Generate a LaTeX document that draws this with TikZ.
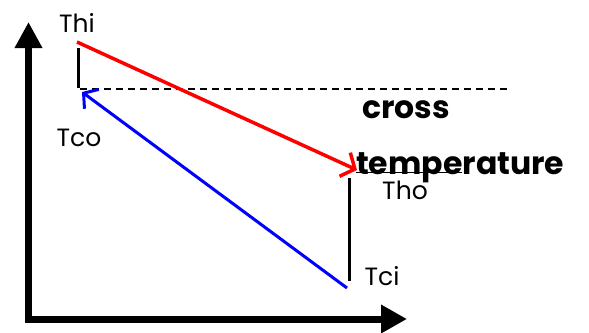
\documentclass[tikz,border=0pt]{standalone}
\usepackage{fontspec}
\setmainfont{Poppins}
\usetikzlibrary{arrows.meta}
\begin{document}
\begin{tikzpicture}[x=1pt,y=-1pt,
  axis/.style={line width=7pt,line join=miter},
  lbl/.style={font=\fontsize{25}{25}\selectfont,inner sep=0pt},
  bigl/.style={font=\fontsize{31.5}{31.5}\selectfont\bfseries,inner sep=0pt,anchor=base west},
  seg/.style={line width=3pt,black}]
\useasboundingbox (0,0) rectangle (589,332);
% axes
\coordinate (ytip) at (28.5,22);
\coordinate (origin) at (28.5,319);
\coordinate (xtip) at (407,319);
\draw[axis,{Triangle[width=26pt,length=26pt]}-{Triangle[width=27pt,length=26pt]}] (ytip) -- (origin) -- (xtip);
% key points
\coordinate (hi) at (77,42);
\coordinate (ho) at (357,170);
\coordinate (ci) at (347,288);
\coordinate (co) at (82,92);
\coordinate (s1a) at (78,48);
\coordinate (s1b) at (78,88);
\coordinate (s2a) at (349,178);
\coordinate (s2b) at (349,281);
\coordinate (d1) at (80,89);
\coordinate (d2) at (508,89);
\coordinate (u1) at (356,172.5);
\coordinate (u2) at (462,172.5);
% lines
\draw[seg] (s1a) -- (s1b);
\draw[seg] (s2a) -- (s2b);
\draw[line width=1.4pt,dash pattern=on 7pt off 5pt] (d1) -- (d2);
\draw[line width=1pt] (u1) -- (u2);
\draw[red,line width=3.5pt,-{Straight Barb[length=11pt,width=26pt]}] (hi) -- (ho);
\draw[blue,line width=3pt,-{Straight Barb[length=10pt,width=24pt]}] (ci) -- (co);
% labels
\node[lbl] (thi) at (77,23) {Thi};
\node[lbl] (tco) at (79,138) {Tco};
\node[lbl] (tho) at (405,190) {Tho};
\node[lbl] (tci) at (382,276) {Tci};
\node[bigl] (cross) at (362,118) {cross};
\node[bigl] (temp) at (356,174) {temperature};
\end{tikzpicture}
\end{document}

• **INSTRUCTIONS FOR THE TASK**
Leave out the pictures and give the listing above again exactly.

• **SOLVED PROBLEM**
Generate a LaTeX document that draws this with TikZ.
\documentclass[tikz,border=0pt]{standalone}
\usepackage{fontspec}
\setmainfont{Poppins}
\usetikzlibrary{arrows.meta}
\begin{document}
\begin{tikzpicture}[x=1pt,y=-1pt,
  axis/.style={line width=7pt,line join=miter},
  lbl/.style={font=\fontsize{25}{25}\selectfont,inner sep=0pt},
  bigl/.style={font=\fontsize{31.5}{31.5}\selectfont\bfseries,inner sep=0pt,anchor=base west},
  seg/.style={line width=3pt,black}]
\useasboundingbox (0,0) rectangle (589,332);
% axes
\coordinate (ytip) at (28.5,22);
\coordinate (origin) at (28.5,319);
\coordinate (xtip) at (407,319);
\draw[axis,{Triangle[width=26pt,length=26pt]}-{Triangle[width=27pt,length=26pt]}] (ytip) -- (origin) -- (xtip);
% key points
\coordinate (hi) at (77,42);
\coordinate (ho) at (357,170);
\coordinate (ci) at (347,288);
\coordinate (co) at (82,92);
\coordinate (s1a) at (78,48);
\coordinate (s1b) at (78,88);
\coordinate (s2a) at (349,178);
\coordinate (s2b) at (349,281);
\coordinate (d1) at (80,89);
\coordinate (d2) at (508,89);
\coordinate (u1) at (356,172.5);
\coordinate (u2) at (462,172.5);
% lines
\draw[seg] (s1a) -- (s1b);
\draw[seg] (s2a) -- (s2b);
\draw[line width=1.4pt,dash pattern=on 7pt off 5pt] (d1) -- (d2);
\draw[line width=1pt] (u1) -- (u2);
\draw[red,line width=3.5pt,-{Straight Barb[length=11pt,width=26pt]}] (hi) -- (ho);
\draw[blue,line width=3pt,-{Straight Barb[length=10pt,width=24pt]}] (ci) -- (co);
% labels
\node[lbl] (thi) at (77,23) {Thi};
\node[lbl] (tco) at (79,138) {Tco};
\node[lbl] (tho) at (405,190) {Tho};
\node[lbl] (tci) at (382,276) {Tci};
\node[bigl] (cross) at (362,118) {cross};
\node[bigl] (temp) at (356,174) {temperature};
\end{tikzpicture}
\end{document}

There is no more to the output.